MnDOT noted that airports in Warroad, Roseau, Stephen and Warren are close by for Piney-Pinecreek pilots, plus they accommodate more annual aircraft operations and support aircraft there.
The Piney-Pinecreek airport “is a very minor, but very unique, airport,” Gaug added.
The airport, located about 20 miles northwest of Roseau, requires an international agreement spelling out operations and financial contributions — mostly split between MnDOT and Piney — as well as maintenance and capital improvement plans between the two entities. The most-recent pact was struck in 2022. A board governing the facility consists of four Canadians and four Americans.
Beaudry said there was no financial help forthcoming from the Canadian government to help overhaul the airport. “We really tried,” he said. “I think both parties are sad to see it go. The locals years ago put their hearts into making it viable — on both sides of the border.”
The idea for an airport in Pinecreek, was hatched in 1949 by the late Eugene Simmons, a local resident and aviation enthusiast, according to local newspaper clippings.
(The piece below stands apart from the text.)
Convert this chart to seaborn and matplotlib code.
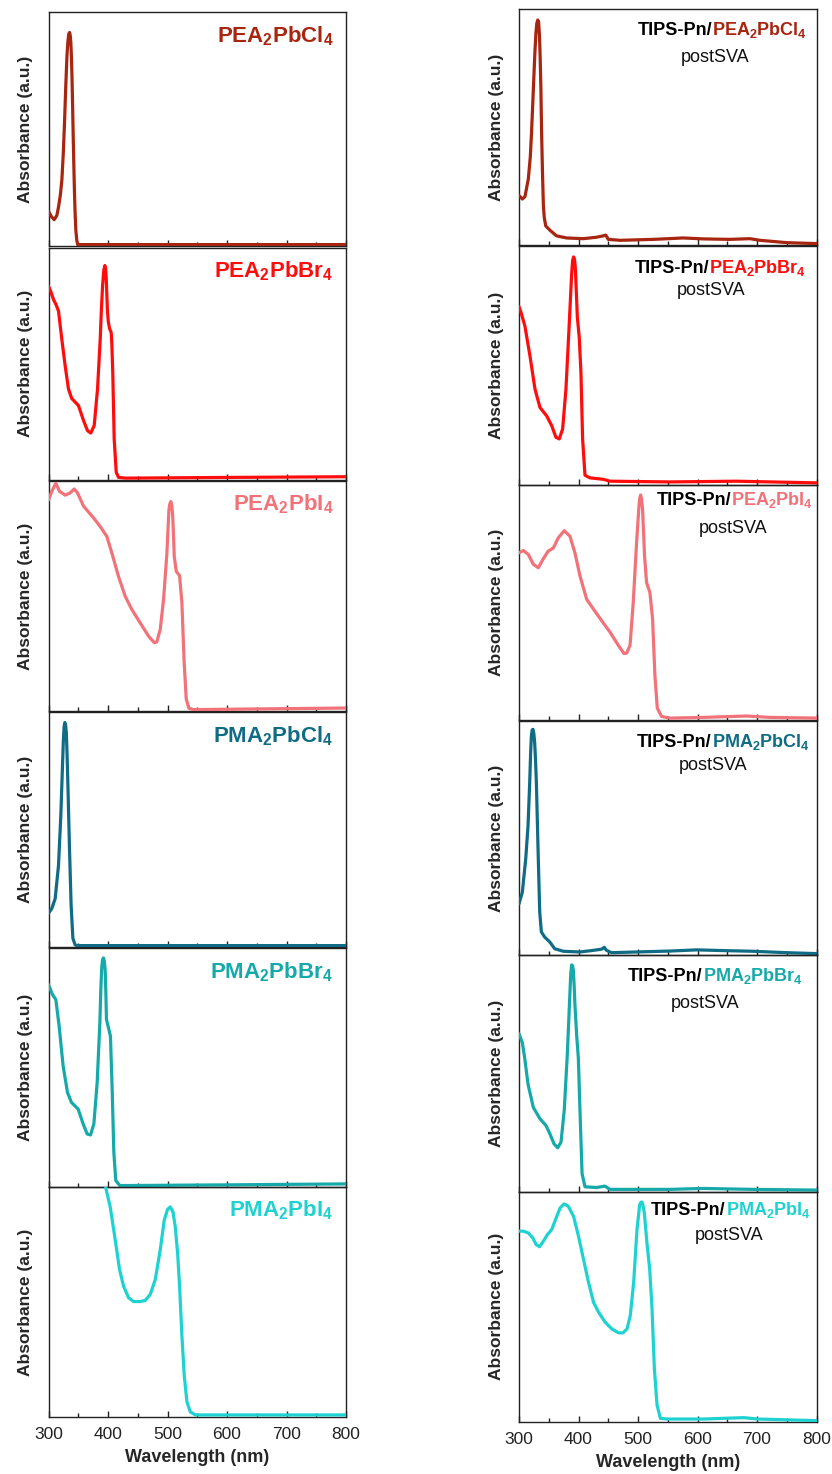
import numpy as np
import pandas as pd
import matplotlib.pyplot as plt
from matplotlib.ticker import MultipleLocator
import seaborn as sns

sns.set_style('white')
plt.rcParams['font.family'] = ['Liberation Sans', 'DejaVu Sans']
plt.rcParams['mathtext.default'] = 'regular'

# ---- pristine films (left column) ----
pea_cl_wl = [300, 305, 309.5, 314, 317, 320, 322.5, 325, 327, 329, 331, 332.5, 334, 335.3, 336.5, 337.5, 338.5, 339.5, 340.5, 341.5, 342.5, 343.5, 344.5, 346, 347.5, 349, 360, 500, 800]
pea_cl_abs = [0.143, 0.12, 0.107, 0.125, 0.164, 0.215, 0.279, 0.40, 0.53, 0.68, 0.81, 0.87, 0.905, 0.912, 0.90, 0.87, 0.81, 0.72, 0.60, 0.47, 0.35, 0.24, 0.15, 0.06, 0.02, 0.0, 0.0, 0.0, 0.0]

pea_br_wl = [300, 304, 308.4, 312.5, 316.8, 322.4, 328, 333.6, 339, 345, 350.4, 358.9, 365.6, 371, 376.8, 382.4, 386.9, 389, 391, 393, 394.7, 396, 397, 398, 399, 400.5, 402.6, 405.4, 406.5, 408, 410.4, 413.8, 417.7, 430, 600, 800]
pea_br_abs = [0.834, 0.81, 0.776, 0.755, 0.726, 0.603, 0.488, 0.387, 0.346, 0.33, 0.315, 0.25, 0.206, 0.196, 0.228, 0.387, 0.603, 0.74, 0.84, 0.905, 0.924, 0.91, 0.87, 0.80, 0.73, 0.68, 0.65, 0.632, 0.58, 0.459, 0.17, 0.026, 0.003, 0.0, 0.003, 0.006]

pea_i_wl = [300, 305.6, 312.3, 318.5, 328, 336.4, 343.2, 348.8, 358.9, 369, 375.7, 386.9, 398, 406.5, 417.6, 428.9, 440, 454, 468, 477.7, 482, 487.8, 493.4, 499, 502.4, 504, 505.7, 507, 508.5, 510, 511.3, 514.7, 520.3, 524.2, 528, 531.5, 536, 543.8, 650, 800]
pea_i_abs = [0.917, 0.955, 0.99, 0.955, 0.938, 0.948, 0.965, 0.948, 0.89, 0.859, 0.839, 0.801, 0.758, 0.685, 0.583, 0.496, 0.438, 0.38, 0.322, 0.293, 0.296, 0.351, 0.482, 0.685, 0.874, 0.90, 0.91, 0.895, 0.859, 0.77, 0.671, 0.605, 0.586, 0.467, 0.206, 0.046, 0.006, 0.0, 0.003, 0.007]

pma_cl_wl = [300, 305.6, 311.2, 316.8, 320.7, 323.5, 325, 326.3, 327.5, 328.7, 330, 331.2, 332.5, 335.3, 338, 341, 344.8, 347.6, 500, 800]
pma_cl_abs = [0.138, 0.159, 0.201, 0.343, 0.556, 0.769, 0.88, 0.939, 0.955, 0.945, 0.91, 0.82, 0.698, 0.414, 0.173, 0.031, 0.003, 0.0, 0.0, 0.0]

pma_br_wl = [300, 306.7, 312.3, 317.9, 324.6, 331.9, 338.6, 349.8, 358.3, 365, 370.6, 376.2, 381.8, 386.3, 388, 389.6, 391, 392.4, 393.8, 395.2, 396.3, 397.4, 400.8, 404.1, 407, 409.8, 413.1, 419.9, 600, 800]
pma_br_abs = [0.846, 0.804, 0.783, 0.671, 0.503, 0.392, 0.35, 0.322, 0.259, 0.217, 0.213, 0.259, 0.434, 0.685, 0.83, 0.923, 0.952, 0.958, 0.945, 0.909, 0.82, 0.699, 0.664, 0.629, 0.406, 0.14, 0.021, 0.0, 0.003, 0.007]

pma_i_wl = [390, 395.9, 403.7, 412.1, 419.4, 426.2, 434.5, 443, 454.2, 462.6, 471, 479.4, 487.8, 494.5, 500.1, 504.6, 509.1, 513, 517, 520.3, 524.2, 528.1, 532.6, 538.2, 546.6, 650, 800]
pma_i_abs = [1.07, 1.0, 0.913, 0.769, 0.639, 0.566, 0.516, 0.499, 0.499, 0.504, 0.53, 0.595, 0.725, 0.855, 0.902, 0.913, 0.892, 0.827, 0.711, 0.566, 0.35, 0.176, 0.061, 0.017, 0.003, 0.003, 0.003]

# ---- TIPS-Pn / perovskite after SVA (right column) ----
tips_pea_cl_wl = [300, 305.6, 310, 315.7, 319, 321, 323.5, 325.8, 327, 328.5, 330, 331.5, 333, 334.5, 335.5, 336.8, 338, 339.5, 341, 342.5, 345, 352, 363, 380, 408, 430, 441.6, 446, 450, 470, 526, 576, 610, 654, 688, 705, 750, 800]
tips_pea_cl_abs = [0.205, 0.19, 0.20, 0.276, 0.37, 0.47, 0.62, 0.76, 0.83, 0.90, 0.94, 0.953, 0.945, 0.88, 0.80, 0.66, 0.47, 0.30, 0.16, 0.11, 0.075, 0.057, 0.033, 0.024, 0.021, 0.027, 0.033, 0.036, 0.018, 0.014, 0.018, 0.024, 0.02, 0.018, 0.021, 0.014, 0.004, 0.0]

tips_pea_br_wl = [300, 304, 310, 318.5, 326.9, 335.3, 346.5, 354.9, 362, 367.7, 373.3, 378.9, 384.5, 388.5, 390.2, 391.8, 393.2, 394.6, 396.3, 398, 401.3, 404.1, 406.9, 410.9, 419.3, 441.7, 452.9, 553.6, 665, 800]
tips_pea_br_abs = [0.745, 0.715, 0.662, 0.536, 0.397, 0.32, 0.285, 0.244, 0.195, 0.188, 0.23, 0.397, 0.675, 0.884, 0.94, 0.954, 0.945, 0.912, 0.81, 0.703, 0.613, 0.467, 0.188, 0.035, 0.024, 0.018, 0.01, 0.007, 0.01, 0.003]

tips_pea_i_wl = [300, 307.3, 315.7, 324, 332.5, 341, 349, 357.7, 366, 376, 385.7, 394, 402.5, 413.7, 425, 438.9, 452.9, 467, 476.5, 481, 486.6, 492, 497.6, 501.6, 503, 504.4, 506, 507.7, 509.3, 511, 514.4, 520, 524.5, 528.4, 532.4, 539.6, 553.6, 609.6, 682.4, 721.6, 800]
tips_pea_i_abs = [0.709, 0.719, 0.702, 0.66, 0.645, 0.684, 0.716, 0.73, 0.773, 0.804, 0.78, 0.709, 0.61, 0.51, 0.468, 0.418, 0.369, 0.312, 0.277, 0.279, 0.312, 0.496, 0.752, 0.908, 0.945, 0.957, 0.94, 0.894, 0.80, 0.695, 0.582, 0.539, 0.426, 0.184, 0.043, 0.007, 0.0, 0.003, 0.009, 0.003, 0.0]

tips_pma_cl_wl = [300, 305.6, 311.3, 315.2, 318, 319.5, 320.8, 322.2, 323.6, 325, 326.4, 327.8, 329.2, 332, 334.8, 337.6, 343.2, 351.7, 360, 374.5, 402.5, 424.9, 438.9, 443.3, 447, 455.7, 497.6, 553.6, 598.4, 643.2, 693.6, 749.6, 800]
tips_pma_cl_abs = [0.214, 0.264, 0.407, 0.55, 0.736, 0.86, 0.936, 0.962, 0.964, 0.945, 0.905, 0.83, 0.736, 0.45, 0.179, 0.093, 0.071, 0.05, 0.021, 0.01, 0.007, 0.014, 0.019, 0.027, 0.014, 0.004, 0.007, 0.011, 0.016, 0.013, 0.01, 0.004, 0.0]

tips_pma_br_wl = [300, 305.6, 309.5, 315.2, 324, 335.3, 345.3, 352, 358.8, 365, 370.6, 376, 381.2, 385.7, 387, 388.5, 390, 391.3, 392.7, 394, 397, 399.7, 402.5, 406, 410.9, 430.5, 444.5, 452.9, 553.6, 609.6, 693.6, 800]
tips_pma_br_abs = [0.665, 0.627, 0.563, 0.45, 0.352, 0.303, 0.275, 0.239, 0.197, 0.18, 0.204, 0.338, 0.577, 0.845, 0.92, 0.958, 0.955, 0.937, 0.87, 0.789, 0.655, 0.563, 0.338, 0.07, 0.014, 0.011, 0.017, 0.003, 0.003, 0.007, 0.003, 0.0]

tips_pma_i_wl = [300, 307.3, 315.7, 323, 328.7, 334.3, 341, 347.8, 355, 362.4, 369, 375.8, 383, 391.6, 400, 408.4, 416.9, 425.3, 433.7, 445, 456.2, 467.4, 474.7, 481.5, 487, 492.7, 498.3, 502.8, 504.8, 506.7, 508.7, 510.7, 515, 519.7, 523.6, 527.5, 532, 537.6, 548.9, 610.7, 678, 700.6, 800]
tips_pma_i_abs = [0.827, 0.827, 0.819, 0.798, 0.769, 0.759, 0.783, 0.812, 0.834, 0.884, 0.928, 0.946, 0.935, 0.892, 0.805, 0.704, 0.603, 0.516, 0.473, 0.429, 0.4, 0.383, 0.383, 0.4, 0.458, 0.603, 0.834, 0.942, 0.953, 0.954, 0.935, 0.906, 0.776, 0.66, 0.487, 0.227, 0.068, 0.01, 0.007, 0.007, 0.013, 0.007, 0.0]

names = ['PEA$_2$PbCl$_4$', 'PEA$_2$PbBr$_4$', 'PEA$_2$PbI$_4$',
         'PMA$_2$PbCl$_4$', 'PMA$_2$PbBr$_4$', 'PMA$_2$PbI$_4$']
colors = ['#A8250F', '#FF0D0D', '#F2727A', '#0F6C84', '#16A9A9', '#1ED2D2']

left_data = [(pea_cl_wl, pea_cl_abs), (pea_br_wl, pea_br_abs), (pea_i_wl, pea_i_abs),
             (pma_cl_wl, pma_cl_abs), (pma_br_wl, pma_br_abs), (pma_i_wl, pma_i_abs)]
right_data = [(tips_pea_cl_wl, tips_pea_cl_abs), (tips_pea_br_wl, tips_pea_br_abs), (tips_pea_i_wl, tips_pea_i_abs),
              (tips_pma_cl_wl, tips_pma_cl_abs), (tips_pma_br_wl, tips_pma_br_abs), (tips_pma_i_wl, tips_pma_i_abs)]

# layout in pixels (figure is 832 x 1474)
W, H = 832, 1474
left_x = (48.5, 346)
right_x = (519, 816.5)
left_rows = [(12, 246), (248, 479.5), (481, 711), (712, 947), (948, 1187), (1187, 1417)]
right_rows = [(9, 245), (246, 485), (485, 719.5), (721, 955), (955, 1191.5), (1191.5, 1422)]
right_title = [(0.969, 0.89), (0.965, 0.886), (0.989, 0.915), (0.976, 0.89), (0.953, 0.89), (0.98, 0.898)]
right_post = [(0.658, 0.777), (0.647, 0.795), (0.72, 0.797), (0.652, 0.79), (0.626, 0.775), (0.706, 0.79)]

fig = plt.figure(figsize=(8.32, 14.74), dpi=100)


def make_ax(xs, row):
    x0, x1 = xs
    t, b = row
    ax = fig.add_axes([x0 / W, 1 - b / H, (x1 - x0) / W, (b - t) / H])
    ax.patch.set_alpha(0)
    return ax


def style_ax(ax, bottom):
    ax.set_xlim(300, 800)
    ax.set_ylim(-0.006, 1.0)
    ax.set_yticks([])
    ax.xaxis.set_major_locator(MultipleLocator(100))
    ax.xaxis.set_minor_locator(MultipleLocator(50))
    ax.tick_params(axis='x', which='both', direction='in', bottom=True, top=False,
                   labelsize=12.5, pad=7, colors='#222222')
    ax.tick_params(axis='x', which='major', length=4.5, width=1)
    ax.tick_params(axis='x', which='minor', length=3, width=1)
    if not bottom:
        ax.tick_params(axis='x', labelbottom=False)
        ax.set_xlabel('')
    else:
        ax.set_xlabel('Wavelength (nm)', fontsize=13, fontweight='bold', labelpad=5)
    ax.set_ylabel('Absorbance (a.u.)', fontsize=12.5, fontweight='bold', labelpad=11)
    for s in ax.spines.values():
        s.set_linewidth(1.0)
        s.set_color('#222222')


for i in range(6):
    bottom = i == 5
    # pristine film
    ax = make_ax(left_x, left_rows[i])
    wl, ab = left_data[i]
    sns.lineplot(x=wl, y=ab, ax=ax, color=colors[i], linewidth=2.3, zorder=3)
    style_ax(ax, bottom)
    ax.text(0.957, 0.872, names[i], transform=ax.transAxes, ha='right', va='baseline',
            color=colors[i], fontsize=16, fontweight='bold')

    # TIPS-Pn on top, post SVA
    ax = make_ax(right_x, right_rows[i])
    wl, ab = right_data[i]
    sns.lineplot(x=wl, y=ab, ax=ax, color=colors[i], linewidth=2.3, zorder=3)
    style_ax(ax, bottom)
    tx, ty = right_title[i]
    t = ax.text(tx, ty, names[i], transform=ax.transAxes, ha='right', va='baseline',
                color=colors[i], fontsize=13, fontweight='bold')
    ax.annotate('TIPS-Pn/', xy=(0, ty), xycoords=(t, 'axes fraction'), ha='right',
                va='baseline', color='black', fontsize=13, fontweight='bold')
    px, py = right_post[i]
    ax.text(px, py, 'postSVA', transform=ax.transAxes, ha='center', va='baseline',
            color='#111111', fontsize=13)

fig.savefig('out.png', dpi=100)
Simmons and other boosters were successful raising funds and generating enthusiasm for a small airport to accommodate fishermen, hunters and others crossing the border, partly to help them clear customs more efficiently.
In 1953, the Pinecreek airport opened with a grass runway that stopped short at the Canadian border — the 49th Parallel. About 20 years later, airport boosters rallied again with a desire to pave the runway and extend it another 1,100 feet enabling it to accommodate bigger airplanes.
The only viable route for a longer runway was north — into Canada.
That began at least seven years of bureaucratic wrangling on both sides of the border, ultimately Sen. Hubert Humphrey had to tack a rider authorizing the airport onto a foreign aid bill, according to the New York Times.
Minnesota Gov. Al Quie and Premier Sterling Lyon of Manitoba attended the opening-day celebration in 1979, which featured “helicopters, jet flybys, parachutists and stunt fliers hanging upside down. And, of course, pancakes — courtesy of a Lutheran women’s group,” the Times’ scribe wrote.
Since then, the airport has operated with little fanfare. Its main users continue to be fisherman and hunters, and it’s busiest during summer months. Over the years, the airport has accommodated aircraft used for medical emergencies, flight training for pilots, and transfers of human organ for transplants, according to the MnDOT report.
Airport Manager Mark Elton said every summer Canadian pilots come through en route to a popular air show in Oshkosh, Wis.
“Sometimes you see six or seven airplanes in a row,” he said.
And for awhile, a Canadian pilot commandeering a vintage World War II P-51 Mustang fighter plane would occasionally touch down at Piney-Pinecreek.
For Elton, the airport has long been a family affair. His father, Marlin, served as its manager for many years, and still sits on the board. And Simmons, the airport’s de facto founder, was his great uncle.
“It’s sad, but it’s kind of how things go,” Elton said Friday. “Nothing lasts forever.”
The Piney-Pinecreek Border Airport is one of only six general aviation airports across the U.S. that share a border with Canada. It closes Friday after more than 70 years in operation.